The recreational fishing sector is growing rapidly in the developing world. It has the potential to create economic benefits estimated at tens of billions of dollars annually. The revenue generation potential of catch-and-release angling tourism creates an ideal opportunity to secure the funding needed to create beneficial conservation policies and practices in peacock bass river basins that comprise as much as  30 to 40% of the entire Amazon Rainforest  .


While traditional ecotourism operators may generate revenues for communities within 30 to 80 miles of major tourist gateways, it is not logistically viable for them to do that in remote areas. As for revenue from sustainable extractive jungle products ( acai , nuts, etc.) and commercial fishing, these activities produce, at best, only survival levels of income with no surpluses for conservation projects.


Recreational fishing, on the other hand, produces robust revenues that may make it unnecessary to continue commercial and noncommercial practices such as farming, commercial fishing, lumbering , etc. Curtailing those activities would minimize habitat disturbances that could disrupt the entire ecological chain which the fisheries depend on.


At this point, revenues from the recreational fishing industry are, with very few exceptions, not helping fund conservation policies and programs. In fact, closer examination reveals that recreational fishing in the Amazon, though properly licensed and  regulated, provides only a very small portion  of the operating budget revenue for conservation at the Federal level (IBAMA) and state level (IPAAM).
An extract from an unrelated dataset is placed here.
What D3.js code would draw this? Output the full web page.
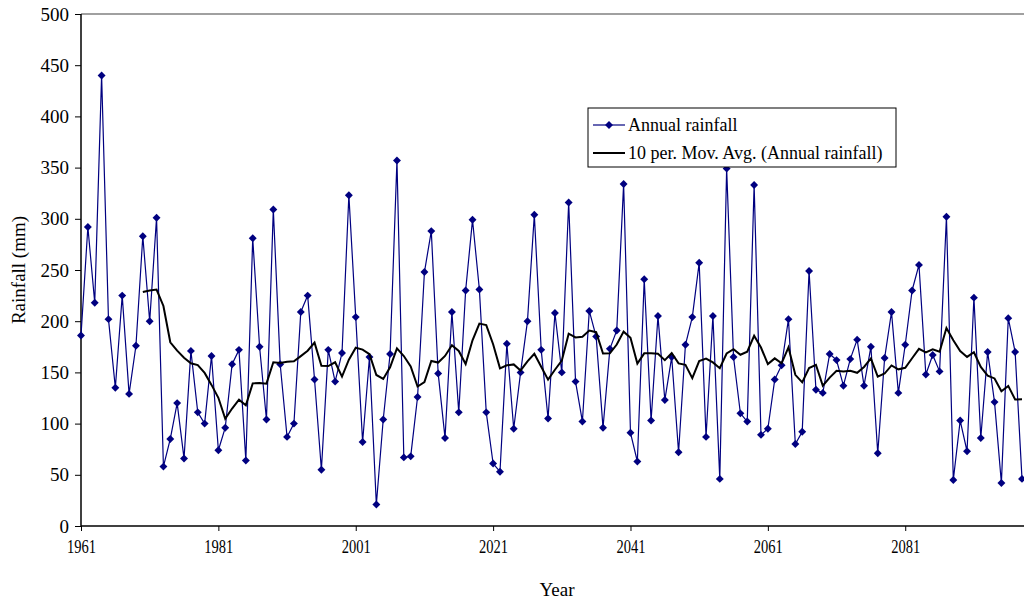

Equally important, even if sport fishing revenues were providing copious amount of funding for federal and state authorities, few of those revenues in other developing countries have trickled down to the community level. Even more problematic, even if they did get down to the community level, it is unlikely that federal or state authorities could adequately police conservation efforts in and around small scattered communities in remote parts of the Amazon rainforest. That is why community developments, such as those River Plate Anglers has created, are so important. Only motivated communities can police local conservation efforts.